Nothing in the data should change when you return it, but leave the pictures out.

▬▬▬

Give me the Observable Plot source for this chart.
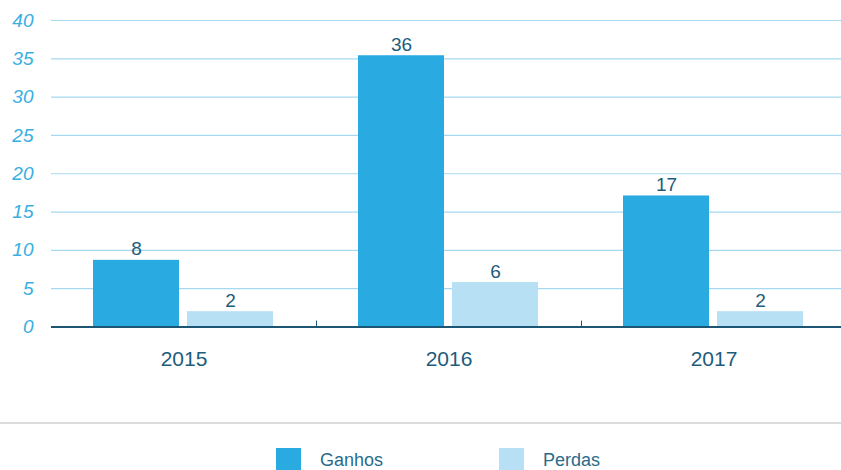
<!DOCTYPE html>
<html>
<head>
<meta charset="utf-8">
<script src="https://cdn.jsdelivr.net/npm/d3@7"></script>
<script src="https://cdn.jsdelivr.net/npm/@observablehq/plot@0.6"></script>
<style>
  body { margin: 0; background: #fff; font-family: "Liberation Sans", Arial, sans-serif; }
  #chart svg { display: block; }
  #legend { margin-top: 22px; border-top: 2px solid #dcdcdc; height: 46px; position: relative; overflow: hidden; }
  .item { position: absolute; top: 24px; display: flex; align-items: flex-start; }
  .sw { width: 25px; height: 22px; }
  .lbl { margin-left: 19px; font-size: 18px; color: #2a6b8a; line-height: 22px; margin-top: 1px; }
</style>
</head>
<body>
<div id="chart"></div>
<div id="legend"></div>
<script>
const years = ["2015", "2016", "2017"];
const series = ["Ganhos", "Perdas"];
const ganhos = [8.7, 35.4, 17.1];
const perdas = [2.0, 5.8, 2.0];
const ganhosLabels = ["8", "36", "17"];
const perdasLabels = ["2", "6", "2"];
const yTicks = [0, 5, 10, 15, 20, 25, 30, 35, 40];
const colors = ["#29abe2", "#b8e0f4"];
const separators = ["2016", "2017"];

const data = years.flatMap((yr, i) => [
  {year: yr, serie: series[0], value: ganhos[i], label: ganhosLabels[i]},
  {year: yr, serie: series[1], value: perdas[i], label: perdasLabels[i]}
]);

const font = "'Liberation Sans', Arial, sans-serif";

const chart = Plot.plot({
  width: 841,
  height: 400,
  marginLeft: 50,
  marginRight: -6,
  marginTop: 20,
  marginBottom: 73.5,
  style: {fontFamily: font, background: "white", overflow: "visible"},
  fx: {domain: years, padding: 0, label: null},
  x: {domain: series, paddingInner: 0.084, paddingOuter: 0.441, axis: null},
  y: {domain: [0, 40], label: null, axis: null},
  color: {domain: series, range: colors},
  marks: [
    Plot.gridY(yTicks.slice(1), {stroke: "#a6d9f1", strokeOpacity: 1, strokeWidth: 1.2}),
    Plot.axisY(yTicks, {tickSize: 0, tickPadding: 18, fontStyle: "italic", fill: "#3aafe2", fontSize: 19, label: null}),
    Plot.axisFx({anchor: "bottom", tickSize: 0, tickPadding: 24, fontSize: 21, fill: "#1d5c7c", label: null}),
    Plot.barY(data, {fx: "year", x: "serie", y: "value", fill: "serie"}),
    Plot.ruleY([0], {stroke: "#1d5675", strokeWidth: 2}),
    Plot.vector(separators, {
      fx: d => d,
      frameAnchor: "bottom-left",
      length: 6,
      rotate: 0,
      anchor: "start",
      stroke: "#1d5675",
      strokeWidth: 1,
      shape: {draw(ctx, l) { ctx.moveTo(0, 0); ctx.lineTo(0, -l); }}
    }),
    Plot.text(data, {fx: "year", x: "serie", y: "value", text: "label", dy: -5, lineAnchor: "bottom", fill: "#1d5c7c", fontSize: 19})
  ]
});
document.getElementById("chart").appendChild(chart);

const legend = document.getElementById("legend");
const lefts = [276, 499];
series.forEach((s, i) => {
  const item = document.createElement("div");
  item.className = "item";
  item.style.left = lefts[i] + "px";
  item.innerHTML = `<div class="sw" style="background:${colors[i]}"></div><div class="lbl">${s}</div>`;
  legend.appendChild(item);
});
</script>
</body>
</html>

▬▬▬

> **ANSWER BELOW**
Give me the Observable Plot source for this chart.
<!DOCTYPE html>
<html>
<head>
<meta charset="utf-8">
<script src="https://cdn.jsdelivr.net/npm/d3@7"></script>
<script src="https://cdn.jsdelivr.net/npm/@observablehq/plot@0.6"></script>
<style>
  body { margin: 0; background: #fff; font-family: "Liberation Sans", Arial, sans-serif; }
  #chart svg { display: block; }
  #legend { margin-top: 22px; border-top: 2px solid #dcdcdc; height: 46px; position: relative; overflow: hidden; }
  .item { position: absolute; top: 24px; display: flex; align-items: flex-start; }
  .sw { width: 25px; height: 22px; }
  .lbl { margin-left: 19px; font-size: 18px; color: #2a6b8a; line-height: 22px; margin-top: 1px; }
</style>
</head>
<body>
<div id="chart"></div>
<div id="legend"></div>
<script>
const years = ["2015", "2016", "2017"];
const series = ["Ganhos", "Perdas"];
const ganhos = [8.7, 35.4, 17.1];
const perdas = [2.0, 5.8, 2.0];
const ganhosLabels = ["8", "36", "17"];
const perdasLabels = ["2", "6", "2"];
const yTicks = [0, 5, 10, 15, 20, 25, 30, 35, 40];
const colors = ["#29abe2", "#b8e0f4"];
const separators = ["2016", "2017"];

const data = years.flatMap((yr, i) => [
  {year: yr, serie: series[0], value: ganhos[i], label: ganhosLabels[i]},
  {year: yr, serie: series[1], value: perdas[i], label: perdasLabels[i]}
]);

const font = "'Liberation Sans', Arial, sans-serif";

const chart = Plot.plot({
  width: 841,
  height: 400,
  marginLeft: 50,
  marginRight: -6,
  marginTop: 20,
  marginBottom: 73.5,
  style: {fontFamily: font, background: "white", overflow: "visible"},
  fx: {domain: years, padding: 0, label: null},
  x: {domain: series, paddingInner: 0.084, paddingOuter: 0.441, axis: null},
  y: {domain: [0, 40], label: null, axis: null},
  color: {domain: series, range: colors},
  marks: [
    Plot.gridY(yTicks.slice(1), {stroke: "#a6d9f1", strokeOpacity: 1, strokeWidth: 1.2}),
    Plot.axisY(yTicks, {tickSize: 0, tickPadding: 18, fontStyle: "italic", fill: "#3aafe2", fontSize: 19, label: null}),
    Plot.axisFx({anchor: "bottom", tickSize: 0, tickPadding: 24, fontSize: 21, fill: "#1d5c7c", label: null}),
    Plot.barY(data, {fx: "year", x: "serie", y: "value", fill: "serie"}),
    Plot.ruleY([0], {stroke: "#1d5675", strokeWidth: 2}),
    Plot.vector(separators, {
      fx: d => d,
      frameAnchor: "bottom-left",
      length: 6,
      rotate: 0,
      anchor: "start",
      stroke: "#1d5675",
      strokeWidth: 1,
      shape: {draw(ctx, l) { ctx.moveTo(0, 0); ctx.lineTo(0, -l); }}
    }),
    Plot.text(data, {fx: "year", x: "serie", y: "value", text: "label", dy: -5, lineAnchor: "bottom", fill: "#1d5c7c", fontSize: 19})
  ]
});
document.getElementById("chart").appendChild(chart);

const legend = document.getElementById("legend");
const lefts = [276, 499];
series.forEach((s, i) => {
  const item = document.createElement("div");
  item.className = "item";
  item.style.left = lefts[i] + "px";
  item.innerHTML = `<div class="sw" style="background:${colors[i]}"></div><div class="lbl">${s}</div>`;
  legend.appendChild(item);
});
</script>
</body>
</html>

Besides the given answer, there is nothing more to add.